Although he played all his minutes for McNamara’s side in the backfield, save for an important cameo at out-half that night in Colwyn Bay, Flannery has always been earmarked as a talented out-half, with his kicking game and intelligent decision-making particularly evident.

Having been told by van Graan he would be going to Italy with Munster as a non-travelling reserve, Flannery was then promoted to the replacements bench shortly before kick-off when Shane Daly pulled up in the warm-up.

“It was kind of unexpected,” Flannery laughs. “On the Monday, Johann just said he wanted me to travel to Italy to get my first involvement with the squad and told me if someone goes down, I’ll be in so prepare like you’re in. I went about the week as if I was starting at 10 and when I got the call in the warm-up, I was confident if I got on that I’d be fine.

“Once it was real and the game started, I got a little bit nervous but when you look around and you see all the faces that gives you confidence. If you’re good enough to be in that dressing room, you’re good enough to play and then the nerves went away pretty quickly.

“JJ had helped me a lot with plays and calls and I had spent a good bit of time when I was out injured studying those so I was confident I could slot in. Having trained with the senior team I’m definitely started to bond with the players and almost feel part of the squad now, which obviously takes time but is a credit to the senior players in the dressing room because they just welcome and look after you.”

12 months on from Colwyn Bay, Flannery reflects: “The Ireland Under-20 programme has been absolutely huge for me and you just look at our team from last year. A good few of us have gone on to play in the PRO14 this season and Ryan Baird has been in with the senior squad during the Six Nations.

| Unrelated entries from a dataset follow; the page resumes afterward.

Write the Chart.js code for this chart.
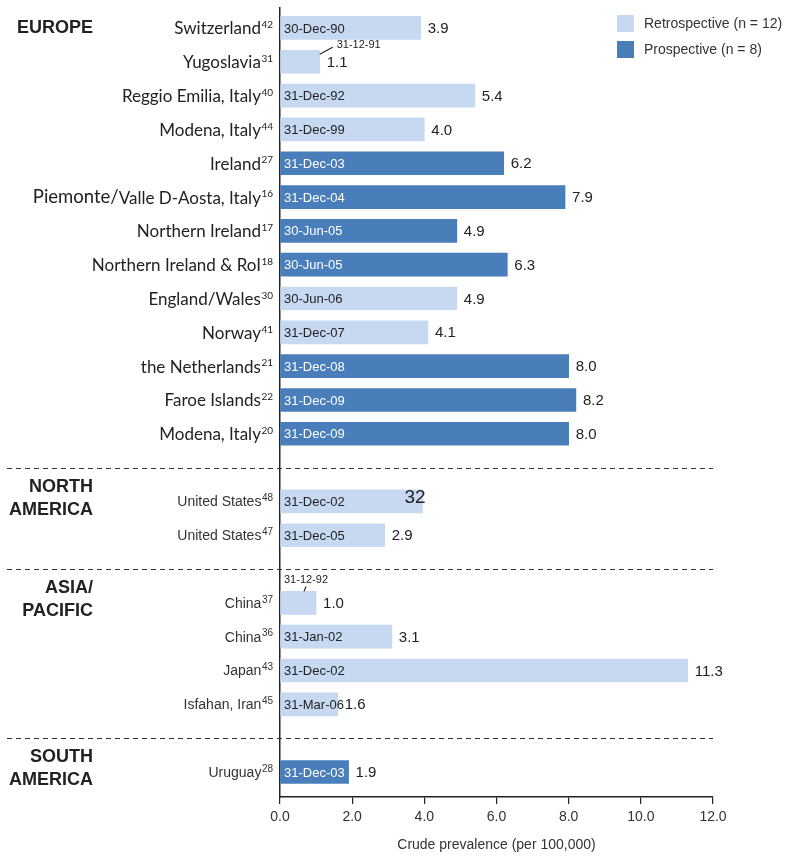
<!DOCTYPE html>
<html>
<head>
<meta charset="utf-8">
<script src="https://cdn.jsdelivr.net/npm/chart.js@4"></script>
<style>
html, body { margin: 0; padding: 0; background: #fff; }
#wrap { width: 800px; height: 864px; }
</style>
</head>
<body>
<div id="wrap"><canvas id="prevChart"></canvas></div>
<script>
// data
const regionNames = [['EUROPE'], ['NORTH', 'AMERICA'], ['ASIA/', 'PACIFIC'], ['SOUTH', 'AMERICA']];
const studies = ['Switzerland', 'Yugoslavia', 'Reggio Emilia, Italy', 'Modena, Italy', 'Ireland',
    'Piemonte/Valle D-Aosta, Italy', 'Northern Ireland', 'Northern Ireland & RoI', 'England/Wales',
    'Norway', 'the Netherlands', 'Faroe Islands', 'Modena, Italy', 'United States', 'United States',
    'China', 'China', 'Japan', 'Isfahan, Iran', 'Uruguay'];
const refs = ['42', '31', '40', '44', '27', '16', '17', '18', '30', '41', '21', '22', '20', '48', '47', '37', '36', '43', '45', '28'];
const studyRegion = [0, 0, 0, 0, 0, 0, 0, 0, 0, 0, 0, 0, 0, 1, 1, 2, 2, 2, 2, 3];
const prevalence = [3.9, 1.1, 5.4, 4.0, 6.2, 7.9, 4.9, 6.3, 4.9, 4.1, 8.0, 8.2, 8.0, 3.95, 2.9, 1.0, 3.1, 11.3, 1.6, 1.9];
const design = ['retro', 'retro', 'retro', 'retro', 'pro', 'pro', 'pro', 'pro', 'retro', 'retro',
    'pro', 'pro', 'pro', 'retro', 'retro', 'retro', 'retro', 'retro', 'retro', 'pro'];
const dates = ['30-Dec-90', '31-12-91', '31-Dec-92', '31-Dec-99', '31-Dec-03', '31-Dec-04', '30-Jun-05',
    '30-Jun-05', '30-Jun-06', '31-Dec-07', '31-Dec-08', '31-Dec-09', '31-Dec-09', '31-Dec-02',
    '31-Dec-05', '31-12-92', '31-Jan-02', '31-Dec-02', '31-Mar-06', '31-Dec-03'];
const valueLabels = ['3.9', '1.1', '5.4', '4.0', '6.2', '7.9', '4.9', '6.3', '4.9', '4.1', '8.0', '8.2',
    '8.0', '32', '2.9', '1.0', '3.1', '11.3', '1.6', '1.9'];
const legendLabels = ['Retrospective (n = 12)', 'Prospective (n = 8)'];
const xTicks = [0, 2, 4, 6, 8, 10, 12];
const xTitle = 'Crude prevalence (per 100,000)';

const COLORS = { retro: '#c6d9f0', pro: '#4a7ebb' };
const ARIAL = '"Liberation Sans", Arial, sans-serif';
const CALIBRI = 'Lato, "Open Sans", sans-serif';

// one empty slot between regions
const rowPos = studies.map((s, i) => i + studyRegion[i]);

const decorations = {
    id: 'decorations',
    afterDraw(chart) {
        const ctx = chart.ctx;
        const xs = chart.scales.x;
        const ys = chart.scales.y;
        const area = chart.chartArea;
        const half = 11.5;
        ctx.save();

        // dashed separators
        ctx.strokeStyle = '#333';
        ctx.lineWidth = 1.2;
        ctx.setLineDash([5, 4]);
        for (let r = 0; r < regionNames.length - 1; r++) {
            let last = -1;
            studyRegion.forEach((g, i) => { if (g === r) last = i; });
            const y = Math.round(ys.getPixelForValue(rowPos[last] + 1)) + 0.5;
            ctx.beginPath();
            ctx.moveTo(7, y);
            ctx.lineTo(area.right, y);
            ctx.stroke();
        }
        ctx.setLineDash([]);

        // region titles
        ctx.fillStyle = '#222';
        ctx.font = 'bold 18px ' + ARIAL;
        ctx.textAlign = 'right';
        ctx.textBaseline = 'middle';
        regionNames.forEach((lines, r) => {
            const first = studyRegion.indexOf(r);
            const cy = ys.getPixelForValue(rowPos[first]) - (lines.length > 1 ? 3 : 0);
            lines.forEach((ln, k) => {
                ctx.fillText(ln, 93, cy + (k - (lines.length - 1) / 2) * 23);
            });
        });

        // study labels with superscript refs
        studies.forEach((name, i) => {
            const y = ys.getPixelForValue(rowPos[i]);
            const euro = studyRegion[i] === 0;
            const fam = euro ? CALIBRI : ARIAL;
            const size = euro ? 17 : 14;
            ctx.fillStyle = euro ? '#222' : '#333';
            ctx.textAlign = 'left';
            ctx.font = (euro ? 10 : 10) + 'px ' + fam;
            const supW = ctx.measureText(refs[i]).width;
            let right = 273 - supW - 0.5;
            ctx.fillText(refs[i], right + 0.5, y - 3);
            ctx.textAlign = 'right';
            if (i === 5) {
                // first part printed larger in the original
                const cut = name.indexOf('/') + 1;
                ctx.font = size + 'px ' + fam;
                ctx.fillText(name.slice(cut), right, y + 1);
                const w = ctx.measureText(name.slice(cut)).width;
                ctx.font = (size + 1.5) + 'px ' + fam;
                ctx.fillText(name.slice(0, cut), right - w, y);
            } else {
                ctx.font = size + 'px ' + fam;
                ctx.fillText(name, right, y + 1);
            }
        });

        // dates inside bars, values after bars
        studies.forEach((s, i) => {
            const y = ys.getPixelForValue(rowPos[i]);
            const x0 = xs.getPixelForValue(0);
            const x1 = xs.getPixelForValue(prevalence[i]);
            ctx.textAlign = 'left';
            if (prevalence[i] < 1.5) {
                ctx.font = '11px ' + ARIAL;
                ctx.fillStyle = '#222';
                ctx.strokeStyle = '#222';
                ctx.lineWidth = 1.2;
                ctx.beginPath();
                if (studyRegion[i] === 0) {
                    ctx.moveTo(x1, y - half + 4);
                    ctx.lineTo(x1 + 13, y - half - 3);
                    ctx.stroke();
                    ctx.fillText(dates[i], x1 + 17, y - half - 5);
                } else {
                    ctx.moveTo(x0 + 24, y - half);
                    ctx.lineTo(x0 + 26, y - half - 5);
                    ctx.stroke();
                    ctx.fillText(dates[i], x0 + 4, y - half - 11);
                }
            } else {
                ctx.font = '13px ' + ARIAL;
                ctx.fillStyle = design[i] === 'pro' ? '#fff' : '#222';
                ctx.fillText(dates[i], x0 + 4, y + 1);
            }
            ctx.fillStyle = '#222';
            if (valueLabels[i] === prevalence[i].toFixed(1)) {
                ctx.font = '15px ' + ARIAL;
                ctx.fillText(valueLabels[i], x1 + 7, y + 1);
            } else {
                ctx.font = '19px ' + ARIAL;
                ctx.fillText(valueLabels[i], x1 - 18, y - 4);
            }
        });

        // legend
        ['retro', 'pro'].forEach((k, j) => {
            const y = 15 + j * 26;
            ctx.fillStyle = COLORS[k];
            ctx.fillRect(617, y, 17, 17);
            ctx.fillStyle = '#333';
            ctx.font = '14px ' + ARIAL;
            ctx.textAlign = 'left';
            ctx.fillText(legendLabels[j], 644, y + 9);
        });
        ctx.restore();
    }
};

const ctx = document.getElementById('prevChart');
new Chart(ctx, {
    type: 'bar',
    data: {
        datasets: [{
            data: prevalence.map((v, i) => ({ x: v, y: rowPos[i] })),
            backgroundColor: design.map(d => COLORS[d]),
            borderWidth: 0,
            barThickness: 23,
        }]
    },
    options: {
        indexAxis: 'y',
        responsive: true,
        maintainAspectRatio: false,
        animation: false,
        layout: { padding: { left: 280, top: 8, right: 87, bottom: 0 } },
        scales: {
            x: {
                type: 'linear',
                min: 0,
                max: 12,
                afterBuildTicks: s => { s.ticks = xTicks.map(v => ({ value: v })); },
                afterFit: s => { s.height = 67; },
                ticks: {
                    callback: v => Number(v).toFixed(1),
                    color: '#333',
                    font: { family: ARIAL, size: 14 },
                    padding: 5,
                    maxRotation: 0,
                },
                grid: { drawOnChartArea: false, drawTicks: true, tickLength: 7, color: '#222', lineWidth: 1.2 },
                border: { display: true, color: '#222', width: 1.5 },
                title: {
                    display: true,
                    text: xTitle,
                    color: '#333',
                    font: { family: ARIAL, size: 14 },
                    padding: { top: 4, bottom: 10 },
                },
            },
            y: {
                type: 'linear',
                reverse: true,
                offset: false,
                min: -0.59,
                max: 22.74,
                afterFit: s => { s.width = 0; },
                ticks: { display: false },
                grid: { display: false, drawTicks: false, offset: false },
                border: { display: true, color: '#222', width: 1.5 },
            },
        },
        plugins: {
            legend: { display: false },
            tooltip: { enabled: false },
        },
    },
    plugins: [decorations],
});
</script>
</body>
</html>
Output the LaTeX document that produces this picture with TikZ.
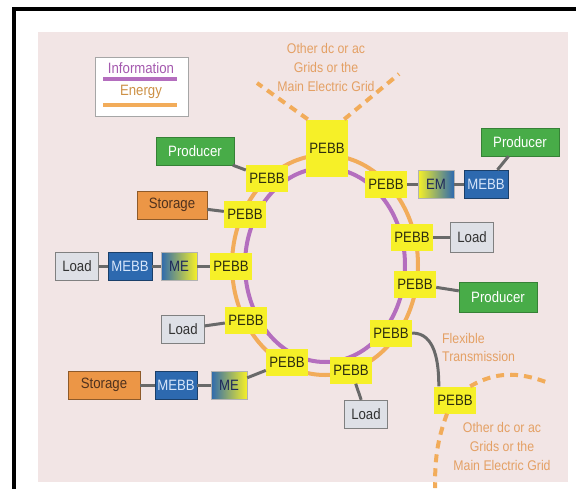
\documentclass[tikz,border=0pt]{standalone}
\usepackage{fontspec}
\setmainfont{Liberation Sans}[FakeStretch=0.88]

\definecolor{pinkbg}{RGB}{242,229,229}
\definecolor{pebbyellow}{RGB}{246,240,40}
\definecolor{pebbtext}{RGB}{45,45,15}
\definecolor{prodgreen}{RGB}{72,172,72}
\definecolor{storeorange}{RGB}{236,150,70}
\definecolor{storetext}{RGB}{80,50,30}
\definecolor{loadgray}{RGB}{222,224,230}
\definecolor{mebbblue}{RGB}{45,105,175}
\definecolor{mebbtext}{RGB}{215,230,250}
\definecolor{metext}{RGB}{30,40,90}
\definecolor{linkgray}{RGB}{105,105,105}
\definecolor{energyorange}{RGB}{242,172,90}
\definecolor{infopurple}{RGB}{180,110,190}
\definecolor{notetext}{RGB}{228,160,100}

\newcommand{\pebbfont}{\fontsize{15}{18}\selectfont}
\newcommand{\notefont}{\fontsize{14}{19}\selectfont}

\begin{document}
\begin{tikzpicture}[x=1pt, y=1pt, node distance=50pt,
    pebb node/.style={fill=pebbyellow, text=pebbtext, font=\pebbfont, inner sep=0pt,
                      minimum width=42pt, minimum height=27pt},
    producer node/.style={fill=prodgreen, draw=prodgreen!75!black, thin, text=white, font=\pebbfont,
                          inner sep=0pt, minimum width=78pt, minimum height=28pt},
    storage node/.style={fill=storeorange, draw=storeorange!60!black, thin, text=storetext, font=\pebbfont,
                         inner sep=0pt, minimum width=70pt, minimum height=28pt},
    load node/.style={fill=loadgray, draw=gray, thin, text=black!80, font=\pebbfont,
                      inner sep=0pt, minimum width=43pt, minimum height=28pt},
    mebb node/.style={fill=mebbblue, draw=mebbblue!60!black, thin, text=mebbtext, font=\pebbfont,
                      inner sep=0pt, minimum width=44pt, minimum height=28pt},
    me node/.style={left color=mebbblue, middle color=white, right color=pebbyellow, draw=gray!60, thin,
                    text=metext, font=\pebbfont, inner sep=0pt, minimum width=36pt, minimum height=28pt},
    em node/.style={left color=pebbyellow, middle color=white, right color=mebbblue, draw=gray!60, thin,
                    text=metext, font=\pebbfont, inner sep=0pt, minimum width=36pt, minimum height=28pt},
    link/.style={draw=linkgray, line width=3pt},
    energy/.style={draw=energyorange, line width=4pt},
    info/.style={draw=infopurple, line width=4pt},
    grid dash/.style={energy, dash pattern=on 8pt off 6pt},
    note/.style={text=notetext, font=\notefont, align=center, inner sep=0pt}]

  \useasboundingbox (0,0) rectangle (576,-488);
  \clip (0,0) rectangle (576,-488);
  \fill[white] (0,0) rectangle (576,-488);
  \fill[pinkbg] (38,-32) rectangle (568,-482);
  \draw[line width=4pt] (14,-520) -- (14,-9) -- (620,-9);

  % legend
  \node[draw=gray!70, fill=white, thin, minimum width=93pt, minimum height=59pt] (legend) at (141.5,-86.5) {};
  \node[text={rgb,255:red,165;green,90;blue,175}, font=\pebbfont] (leginfo) at (141,-68) {Information};
  \node[text={rgb,255:red,205;green,145;blue,70}, font=\pebbfont] (legenergy) at (141,-92) {Energy};
  \draw[info] (103,-79) -- (177,-79);
  \draw[energy] (103,-105) -- (177,-105);

  % ring
  \draw[energy] (325,-265) ellipse [x radius=93, y radius=110];
  \draw[info] (325,-265) ellipse [x radius=80, y radius=97];

  \node[pebb node, minimum height=57pt] (pt) at (327,-148) {PEBB};
  \node[pebb node] (pur) at (386,-184) {PEBB};
  \node[pebb node] (pr2) at (412,-237) {PEBB};
  \node[pebb node] (pr3) at (415,-284) {PEBB};
  \node[pebb node] (pr4) at (391,-333) {PEBB};
  \node[pebb node] (pb) at (351,-370) {PEBB};
  \node[pebb node] (pbl) at (287,-362) {PEBB};
  \node[pebb node] (pl4) at (246,-320) {PEBB};
  \node[pebb node] (pl3) at (231,-266) {PEBB};
  \node[pebb node] (pl2) at (245,-214) {PEBB};
  \node[pebb node] (pul) at (267,-178) {PEBB};
  \node[pebb node] (pfar) at (455,-400) {PEBB};

  % sources, loads and storages
  \node[producer node] (produl) at (195,-151) {Producer};
  \node[storage node] (stoul) at (172,-205) {Storage};
  \node[me node] (mel) [left of=pl3, node distance=52pt] {ME};
  \node[mebb node] (mebbl) [left of=mel, node distance=49pt] {MEBB};
  \node[load node] (loadl) [left of=mebbl, node distance=53pt] {Load};
  \node[load node] (loadll) at (183,-329) {Load};
  \node[me node] (meb) at (229,-385) {ME};
  \node[mebb node, minimum width=42pt] (mebbb) [left of=meb, node distance=53pt] {MEBB};
  \node[storage node, minimum width=72pt] (stob) [left of=mebbb, node distance=72pt] {Storage};
  \node[em node] (emr) [right of=pur, node distance=50pt] {EM};
  \node[mebb node] (mebbr) [right of=emr, node distance=50pt] {MEBB};
  \node[producer node] (prodtr) at (520,-142) {Producer};
  \node[load node, minimum height=30pt] (loadr) [right of=pr2, node distance=60pt] {Load};
  \node[producer node, minimum height=30pt] (prodr) at (498,-297) {Producer};
  \node[load node] (loadb) at (366,-414) {Load};

  \path[every edge/.style={link}]
    (produl) edge (pul)
    (stoul) edge (pl2)
    (loadl) edge (mebbl)
    (mebbl) edge (mel)
    (mel) edge (pl3)
    (loadll) edge (pl4)
    (stob) edge (mebbb)
    (mebbb) edge (meb)
    (meb) edge (pbl)
    (pur) edge (emr)
    (emr) edge (mebbr)
    (mebbr) edge (prodtr)
    (pr2) edge (loadr)
    (pr3) edge (prodr)
    (pb) edge (loadb)
    (pr4.east) edge[out=0, in=90] ([xshift=5pt]pfar.north west);

  % other grids
  \coordinate (gridtl) at (257,-83);
  \coordinate (gridtr) at (399,-74);
  \coordinate (gridbr) at (546,-382);
  \coordinate (gridbd) at (435,-488);
  \draw[grid dash] ([xshift=2pt]pt.north west) -- (gridtl);
  \draw[grid dash] ([xshift=-4pt]pt.north east) -- (gridtr);
  \draw[grid dash] ([xshift=-6pt]pfar.north east) to[out=30, in=160] (gridbr);
  \draw[grid dash] ([xshift=-8pt]pfar.south) to[out=250, in=90] (gridbd);

  \node[note] (topgrid) at (326,-67) {Other dc or ac\\Grids or the\\Main Electric Grid};
  \node[note] (botgrid) at (502,-446) {Other dc or ac\\Grids or the\\Main Electric Grid};
  \node[note, align=left, anchor=west, font=\fontsize{14}{18}\selectfont] (flex) at (442,-347) {Flexible\\Transmission};
\end{tikzpicture}
\end{document}
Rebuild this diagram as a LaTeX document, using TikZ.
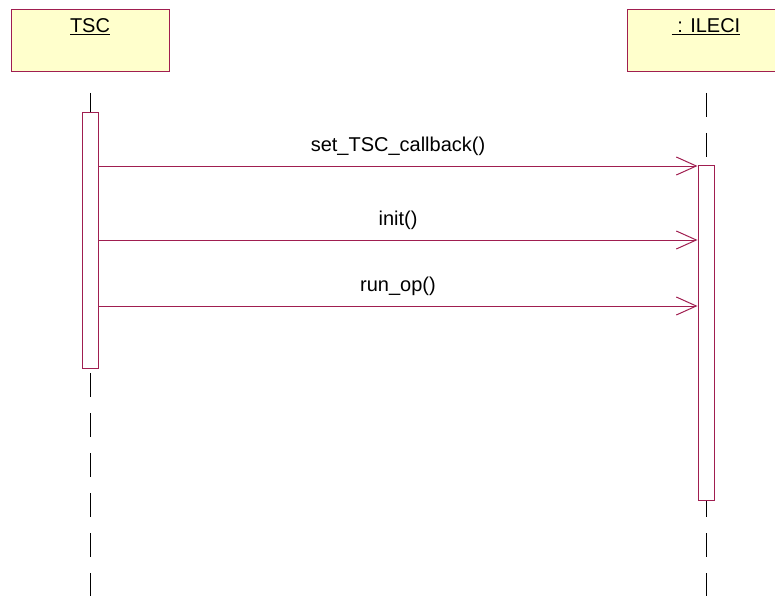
\documentclass[tikz,border=0pt]{standalone}
\usepackage{fontspec}
\setmainfont{Liberation Sans}
\usetikzlibrary{arrows.meta,positioning}
\definecolor{umlline}{RGB}{160,30,80}
\definecolor{umlfill}{RGB}{255,255,204}
\tikzset{
  objbox/.style={draw=umlline, fill=umlfill, line width=1pt, minimum width=158pt, minimum height=62pt, inner sep=0pt},
  objname/.style={anchor=base, font=\fontsize{20}{22}\selectfont},
  lifeline/.style={line width=1pt, dash pattern=on 24pt off 16pt},
  actbar/.style={draw=umlline, fill=white, line width=1pt, minimum width=16pt, inner sep=0pt},
  msg/.style={draw=umlline, line width=1pt, -{Straight Barb[length=20pt, width=18pt, line width=1pt]}},
  msglabel/.style={font=\fontsize{20}{22}\selectfont, anchor=base}
}
\begin{document}
\begin{tikzpicture}[x=1pt, y=-1pt]
\useasboundingbox (0,0) rectangle (775,596);

% objects
\node[objbox] (tsc) at (90,41) {};
\node[objbox, minimum width=153pt, anchor=west] (ileci) at (627,41) {};
\node[objname] (tscname) at (90,33) {\underline{TSC}};
\node[objname] (ileciname) at (706,33) {\underline{\ : ILECI}};

% lifelines
\draw[lifeline] (90,93) -- (90,596);
\draw[lifeline] (706,93) -- (706,596);

% activations
\node[actbar, minimum height=256pt, anchor=north] (tscact) at (90,112) {};
\node[actbar, minimum height=335pt, anchor=north] (ileciact) at (706,165) {};

% messages
\foreach \y/\txt in {166/set\_TSC\_callback(), 240/init(), 306/run\_op()}
{
    \draw[msg] (tscact.east |- 0,\y) -- (ileciact.west |- 0,\y)
        node[msglabel, pos=.5, yshift=15pt] {\txt};
}

\end{tikzpicture}
\end{document}
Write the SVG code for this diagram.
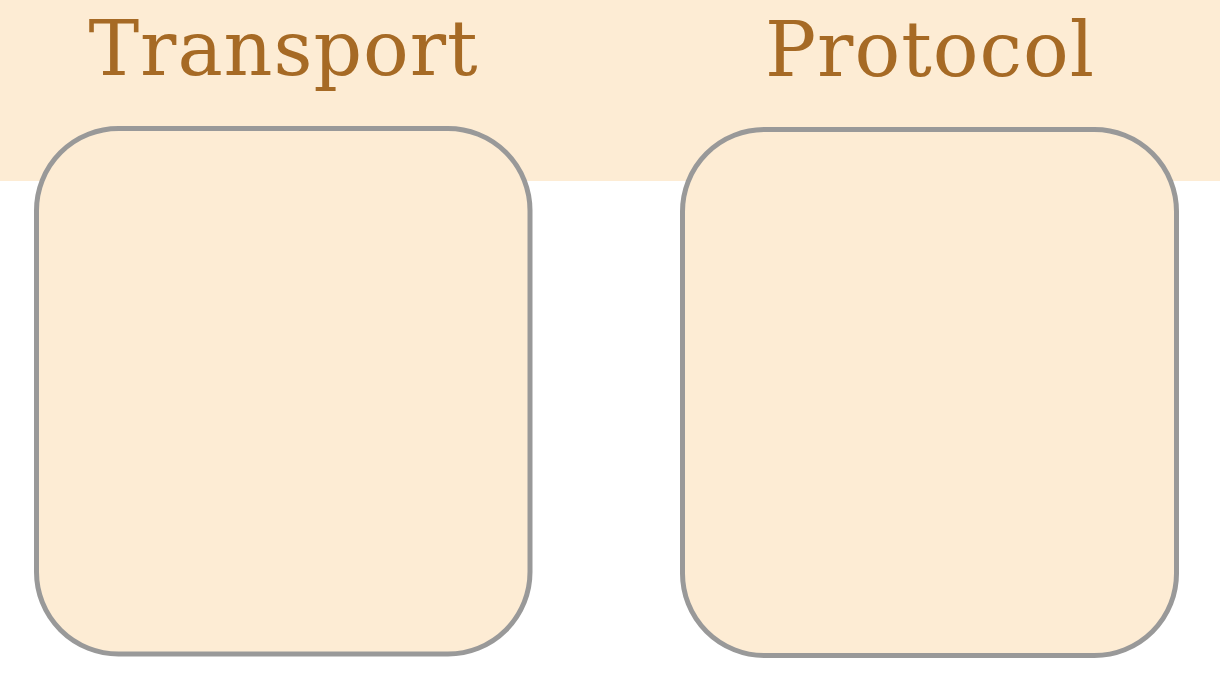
<svg xmlns="http://www.w3.org/2000/svg" width="1220" height="674" viewBox="0 0 1220 674">
  <style>
    .band { fill: #fdecd4; }
    .box { fill: #fdecd4; stroke: #999999; stroke-width: 5; }
    .title { font-family: "DejaVu Serif", serif; font-size: 76px; fill: #a66a25; text-anchor: middle; }
  </style>
  <rect class="band" x="0" y="0" width="1220" height="181"/>
  <g id="transport">
    <text class="title" x="283" y="75" textLength="389" lengthAdjust="spacing">Transport</text>
    <rect class="box" x="36.5" y="128.5" width="493.5" height="525.5" rx="82" ry="82"/>
  </g>
  <g id="protocol">
    <text class="title" x="929.5" y="76" textLength="329" lengthAdjust="spacing">Protocol</text>
    <rect class="box" x="682.5" y="129.5" width="494" height="526" rx="82" ry="82"/>
  </g>
  <g id="connectors"/>
</svg>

“I made the Ireland Under-19s squad but I wasn’t a regular and had a lot to work on but learning off Noel, Kieran Campbell and Colm Tucker for a year was invaluable.

Those coaches were so big for me in terms of understanding a game plan and being able to execute it. Also in terms of skill development as well it was huge and I’ve no doubt it was my biggest year of development as well as being my best year performance wise.

“It was a massive year for me and us as a group and without those experiences and that Grand Slam team, I don’t think I’d be where I am today. It was hopefully only the start for all of us in rugby but the level of coaching and support we received with the Ireland Under-20s gave us all that platform to make the next step.”